Check out the definitions for Frequency, Recency and Tenure (T) in the documentation - they might not be what you think:
For all models, the following nomenclature is used:
frequency
represents the number of repeat purchases the customer has made. This means that it’s one less than the total number of purchases. This is actually slightly wrong. It’s the count of time periods the customer had a purchase in. So if using days as units, then it’s the count of days the customer had a purchase on.
T
represents the age of the customer in whatever time units chosen ... This is equal to the duration between a customer’s first purchase and the end of the period under study.
recency
represents the age of the customer when they made their most recent purchases. This is equal to the duration between a customer’s first purchase and their latest purchase. (Thus if they have made only 1 purchase, the recency is 0.)
monetary_value
represents the average value of a given customer’s purchases. This is equal to the sum of all a customer’s purchases divided by the total number of purchases. Note that the denominator here is different than the frequency described above.
Your DOY
looks a bit like recency
, but note that for this model, recency
is the age of the customer when they made their most recent purchase. T
is the age of the customer today, so if you've calculated those both correctly, recency
cannot be greater than T
, which is what the ValueError is telling you.

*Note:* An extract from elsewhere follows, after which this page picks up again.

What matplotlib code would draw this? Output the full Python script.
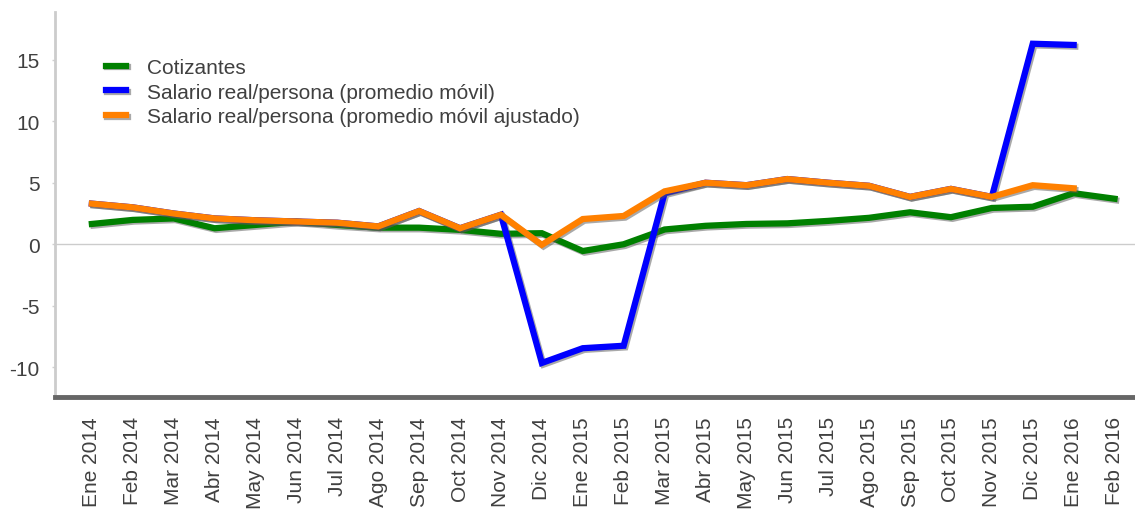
import matplotlib
matplotlib.use("Agg")
import matplotlib.pyplot as plt
import matplotlib.patheffects as pe
import numpy as np

plt.rcParams['font.family'] = ['Liberation Sans', 'DejaVu Sans']
plt.rcParams['axes.unicode_minus'] = False

meses = ["Ene 2014", "Feb 2014", "Mar 2014", "Abr 2014", "May 2014", "Jun 2014",
         "Jul 2014", "Ago 2014", "Sep 2014", "Oct 2014", "Nov 2014", "Dic 2014",
         "Ene 2015", "Feb 2015", "Mar 2015", "Abr 2015", "May 2015", "Jun 2015",
         "Jul 2015", "Ago 2015", "Sep 2015", "Oct 2015", "Nov 2015", "Dic 2015",
         "Ene 2016", "Feb 2016"]

cotizantes = [1.65, 1.98, 2.1, 1.3, 1.57, 1.84, 1.57, 1.35, 1.35, 1.17, 0.85, 0.9,
              -0.55, 0.0, 1.2, 1.5, 1.65, 1.7, 1.9, 2.15, 2.6, 2.2, 2.95, 3.05,
              4.15, 3.7]

salario_movil = [3.3, 3.0, 2.5, 2.1, 1.95, 1.85, 1.75, 1.45, 2.7, 1.3, 2.4, -9.65,
                 -8.45, -8.25, 4.15, 5.0, 4.8, 5.3, 5.0, 4.75, 3.85, 4.5, 3.85, 16.3,
                 16.2, np.nan]

salario_ajustado = [3.3, 3.0, 2.5, 2.1, 1.95, 1.85, 1.75, 1.45, 2.7, 1.3, 2.4, -0.05,
                    2.05, 2.3, 4.3, 5.0, 4.8, 5.3, 5.0, 4.75, 3.85, 4.5, 3.85, 4.8,
                    4.55, np.nan]

fig = plt.figure(figsize=(11.35, 5.1), dpi=100)
ax = fig.add_axes([0.0485, 0.22, 0.9515, 0.755])

x = np.arange(len(meses))
sombra = [pe.SimpleLineShadow(offset=(1.2, -1.2), shadow_color='#555555', alpha=0.5),
          pe.Normal()]

ax.plot(x, cotizantes, color='#008000', lw=4.5, label='Cotizantes',
        path_effects=sombra, solid_joinstyle='miter')
ax.plot(x, salario_movil, color='#0000ff', lw=4.5,
        label='Salario real/persona (promedio móvil)',
        path_effects=sombra, solid_joinstyle='miter')
ax.plot(x, salario_ajustado, color='#ff8000', lw=4.5,
        label='Salario real/persona (promedio móvil ajustado)',
        path_effects=sombra, solid_joinstyle='miter')

ax.axhline(0, color='#cccccc', lw=1, zorder=0)

ax.set_xlim(-0.9, 25.5)
ax.set_ylim(-12.4, 18.9)
ax.set_yticks([-10, -5, 0, 5, 10, 15])
ax.set_xticks(x)
ax.set_xticklabels(meses, rotation=90)

for s in ['top', 'right']:
    ax.spines[s].set_visible(False)
ax.spines['left'].set_color('#cccccc')
ax.spines['left'].set_linewidth(2)
ax.spines['bottom'].set_color('#666666')
ax.spines['bottom'].set_linewidth(3.5)

ax.tick_params(axis='y', colors='#d0d0d0', labelcolor='#404040', labelsize=15,
               length=2, width=1, pad=9)
ax.tick_params(axis='x', length=0, labelcolor='#404040', labelsize=15, pad=14)

leg = ax.legend(loc='upper left', bbox_to_anchor=(0.047, 0.88), frameon=False,
                fontsize=15, handlelength=0.97, handletextpad=1.0, labelspacing=0.27,
                borderpad=0, borderaxespad=0)
for t in leg.get_texts():
    t.set_color('#404040')

fig.savefig('out.png', dpi=100)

For example, if I first shopped 10 days ago, and last shopped 3 days ago, my recency
is 7, and my T
is 10.
Also, check the order of your arguments - it should be bgModel.fit(data['frequency'], data['recency'], data['T'])
- it looks like you have tenure(T
) and recency
swapped.
Finally, it's worth pointing out the lifetimes
package is now in maintenance mode, see the readme. There is a successor in PyMC-marketing, but note this package is relatively early in it's development cycle (v.0.0.4 at the time of writing this).